**Source material:**

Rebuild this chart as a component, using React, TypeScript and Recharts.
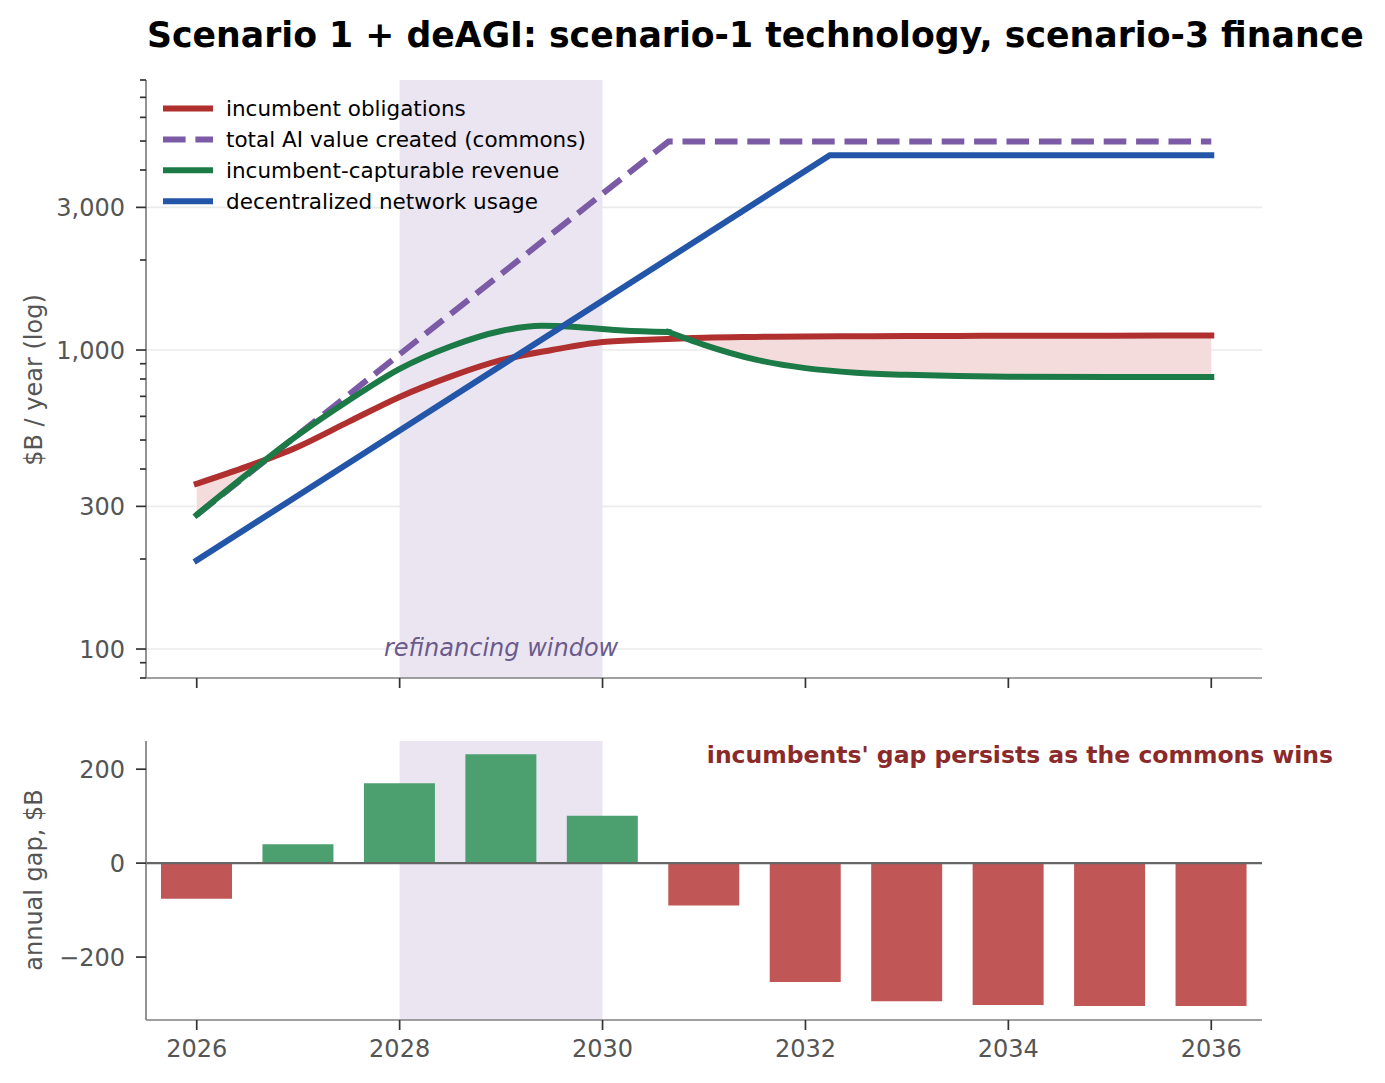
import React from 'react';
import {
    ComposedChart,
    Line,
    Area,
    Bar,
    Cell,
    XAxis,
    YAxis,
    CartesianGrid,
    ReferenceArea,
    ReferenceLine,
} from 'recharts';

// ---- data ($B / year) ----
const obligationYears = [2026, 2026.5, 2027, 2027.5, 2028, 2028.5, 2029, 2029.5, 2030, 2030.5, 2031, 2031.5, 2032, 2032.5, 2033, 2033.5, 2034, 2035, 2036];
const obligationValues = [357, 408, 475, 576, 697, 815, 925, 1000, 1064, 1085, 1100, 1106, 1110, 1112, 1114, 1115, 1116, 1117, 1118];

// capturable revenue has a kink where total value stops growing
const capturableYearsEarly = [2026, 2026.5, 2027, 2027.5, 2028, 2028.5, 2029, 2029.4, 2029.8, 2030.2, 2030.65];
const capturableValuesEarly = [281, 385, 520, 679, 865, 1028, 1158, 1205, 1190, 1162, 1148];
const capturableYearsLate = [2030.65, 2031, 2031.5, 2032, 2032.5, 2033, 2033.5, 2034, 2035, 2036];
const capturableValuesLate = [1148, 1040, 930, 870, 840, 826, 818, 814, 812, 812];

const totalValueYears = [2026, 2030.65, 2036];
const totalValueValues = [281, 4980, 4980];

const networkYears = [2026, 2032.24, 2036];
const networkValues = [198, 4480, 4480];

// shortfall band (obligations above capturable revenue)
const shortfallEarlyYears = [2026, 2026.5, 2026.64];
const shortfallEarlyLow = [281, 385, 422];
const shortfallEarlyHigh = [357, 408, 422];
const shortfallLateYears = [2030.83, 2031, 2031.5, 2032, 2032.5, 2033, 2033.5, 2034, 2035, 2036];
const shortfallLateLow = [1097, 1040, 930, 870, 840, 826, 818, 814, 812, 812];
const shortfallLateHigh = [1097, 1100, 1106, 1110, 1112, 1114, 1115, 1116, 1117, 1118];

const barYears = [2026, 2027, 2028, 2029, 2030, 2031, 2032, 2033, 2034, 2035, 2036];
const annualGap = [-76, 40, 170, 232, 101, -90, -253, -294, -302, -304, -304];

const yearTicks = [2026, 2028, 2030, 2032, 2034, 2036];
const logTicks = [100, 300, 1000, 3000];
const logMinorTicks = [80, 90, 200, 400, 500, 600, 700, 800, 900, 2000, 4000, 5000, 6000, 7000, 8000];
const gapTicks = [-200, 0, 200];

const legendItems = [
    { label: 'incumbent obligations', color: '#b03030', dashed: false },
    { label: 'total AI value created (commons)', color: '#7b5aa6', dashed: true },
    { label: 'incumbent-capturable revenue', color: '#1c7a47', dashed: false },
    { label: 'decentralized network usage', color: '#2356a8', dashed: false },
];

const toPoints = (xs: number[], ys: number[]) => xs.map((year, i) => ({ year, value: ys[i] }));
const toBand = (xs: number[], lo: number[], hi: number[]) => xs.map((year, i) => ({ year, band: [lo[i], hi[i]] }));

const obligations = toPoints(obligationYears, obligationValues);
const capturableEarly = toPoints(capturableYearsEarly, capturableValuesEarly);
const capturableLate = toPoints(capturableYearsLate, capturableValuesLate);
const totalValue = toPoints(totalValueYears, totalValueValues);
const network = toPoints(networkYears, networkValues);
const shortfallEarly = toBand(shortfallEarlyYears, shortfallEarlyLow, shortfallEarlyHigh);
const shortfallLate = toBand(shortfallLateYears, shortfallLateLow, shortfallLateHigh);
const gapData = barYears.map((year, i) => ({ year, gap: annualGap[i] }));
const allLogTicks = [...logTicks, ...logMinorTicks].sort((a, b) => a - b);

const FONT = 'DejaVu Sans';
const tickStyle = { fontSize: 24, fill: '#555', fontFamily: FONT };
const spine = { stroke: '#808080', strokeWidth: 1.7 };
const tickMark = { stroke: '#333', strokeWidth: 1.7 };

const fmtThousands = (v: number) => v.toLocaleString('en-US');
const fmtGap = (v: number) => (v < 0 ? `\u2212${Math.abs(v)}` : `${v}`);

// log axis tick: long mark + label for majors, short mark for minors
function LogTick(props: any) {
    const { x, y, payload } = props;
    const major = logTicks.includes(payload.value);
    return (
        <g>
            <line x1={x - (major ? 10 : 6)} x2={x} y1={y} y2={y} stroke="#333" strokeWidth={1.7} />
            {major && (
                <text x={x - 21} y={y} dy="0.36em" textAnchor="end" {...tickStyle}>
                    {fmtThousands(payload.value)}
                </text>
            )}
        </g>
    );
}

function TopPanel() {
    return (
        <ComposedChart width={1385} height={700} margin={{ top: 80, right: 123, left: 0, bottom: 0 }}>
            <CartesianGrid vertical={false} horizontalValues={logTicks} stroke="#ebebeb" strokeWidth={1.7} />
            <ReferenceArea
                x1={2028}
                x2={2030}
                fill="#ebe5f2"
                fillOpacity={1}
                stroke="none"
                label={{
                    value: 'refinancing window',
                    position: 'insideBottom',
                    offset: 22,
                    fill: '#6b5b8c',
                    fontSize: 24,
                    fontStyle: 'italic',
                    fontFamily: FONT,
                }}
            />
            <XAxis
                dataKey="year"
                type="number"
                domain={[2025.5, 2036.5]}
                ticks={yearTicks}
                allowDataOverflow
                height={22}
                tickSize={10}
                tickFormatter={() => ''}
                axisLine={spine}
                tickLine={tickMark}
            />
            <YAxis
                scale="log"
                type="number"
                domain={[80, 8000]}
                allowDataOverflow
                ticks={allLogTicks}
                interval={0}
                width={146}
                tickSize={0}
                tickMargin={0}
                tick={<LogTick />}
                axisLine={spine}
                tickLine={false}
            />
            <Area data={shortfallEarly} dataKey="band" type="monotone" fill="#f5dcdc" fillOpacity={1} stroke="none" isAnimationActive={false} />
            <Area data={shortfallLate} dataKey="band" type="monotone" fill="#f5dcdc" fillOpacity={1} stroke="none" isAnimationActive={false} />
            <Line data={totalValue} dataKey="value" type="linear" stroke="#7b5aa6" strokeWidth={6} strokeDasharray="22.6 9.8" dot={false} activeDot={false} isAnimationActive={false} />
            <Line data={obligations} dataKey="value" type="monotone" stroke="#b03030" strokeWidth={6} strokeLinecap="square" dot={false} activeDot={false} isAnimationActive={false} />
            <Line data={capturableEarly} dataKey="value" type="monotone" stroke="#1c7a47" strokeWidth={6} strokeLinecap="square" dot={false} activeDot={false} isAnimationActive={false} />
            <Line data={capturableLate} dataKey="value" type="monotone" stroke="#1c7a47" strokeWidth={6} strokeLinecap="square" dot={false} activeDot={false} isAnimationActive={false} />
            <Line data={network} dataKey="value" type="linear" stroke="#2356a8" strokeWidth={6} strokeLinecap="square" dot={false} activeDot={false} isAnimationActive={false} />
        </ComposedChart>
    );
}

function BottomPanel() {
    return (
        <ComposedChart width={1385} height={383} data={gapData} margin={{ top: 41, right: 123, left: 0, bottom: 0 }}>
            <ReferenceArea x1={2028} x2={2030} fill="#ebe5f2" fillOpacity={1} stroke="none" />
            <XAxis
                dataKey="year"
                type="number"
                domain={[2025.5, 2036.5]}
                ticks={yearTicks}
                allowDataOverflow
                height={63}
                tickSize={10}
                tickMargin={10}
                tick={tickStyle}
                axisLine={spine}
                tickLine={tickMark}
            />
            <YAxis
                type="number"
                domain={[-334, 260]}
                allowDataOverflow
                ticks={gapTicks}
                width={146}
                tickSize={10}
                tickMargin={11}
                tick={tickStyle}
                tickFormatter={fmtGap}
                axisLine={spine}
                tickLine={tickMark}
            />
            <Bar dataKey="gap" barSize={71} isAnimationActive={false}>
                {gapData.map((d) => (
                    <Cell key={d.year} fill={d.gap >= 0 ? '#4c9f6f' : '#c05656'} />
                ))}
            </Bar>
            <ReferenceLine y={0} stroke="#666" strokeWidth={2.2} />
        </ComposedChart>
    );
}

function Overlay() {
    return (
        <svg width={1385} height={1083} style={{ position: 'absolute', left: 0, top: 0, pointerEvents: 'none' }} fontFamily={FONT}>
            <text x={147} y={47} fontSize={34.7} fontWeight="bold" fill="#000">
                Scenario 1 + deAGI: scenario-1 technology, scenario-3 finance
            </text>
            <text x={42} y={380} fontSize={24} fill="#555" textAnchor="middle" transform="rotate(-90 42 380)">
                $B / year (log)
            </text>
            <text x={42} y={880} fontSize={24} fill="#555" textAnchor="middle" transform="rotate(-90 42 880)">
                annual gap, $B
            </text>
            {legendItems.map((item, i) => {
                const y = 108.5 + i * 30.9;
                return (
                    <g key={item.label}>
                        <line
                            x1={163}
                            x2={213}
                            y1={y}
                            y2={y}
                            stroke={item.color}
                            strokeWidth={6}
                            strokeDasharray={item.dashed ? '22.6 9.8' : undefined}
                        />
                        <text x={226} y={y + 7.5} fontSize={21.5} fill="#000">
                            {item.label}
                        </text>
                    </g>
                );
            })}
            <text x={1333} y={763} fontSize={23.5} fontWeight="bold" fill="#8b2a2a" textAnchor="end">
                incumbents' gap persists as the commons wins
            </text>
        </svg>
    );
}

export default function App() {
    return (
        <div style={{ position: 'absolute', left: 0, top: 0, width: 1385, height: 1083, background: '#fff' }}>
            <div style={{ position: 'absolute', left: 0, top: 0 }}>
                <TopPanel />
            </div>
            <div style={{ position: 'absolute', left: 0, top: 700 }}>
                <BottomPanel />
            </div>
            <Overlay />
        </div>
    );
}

**What needs to be done:** Identify and copy all lines with the word "React".

**Finished exercise:**
Rebuild this chart as a component, using React, TypeScript and Recharts.
import React from 'react';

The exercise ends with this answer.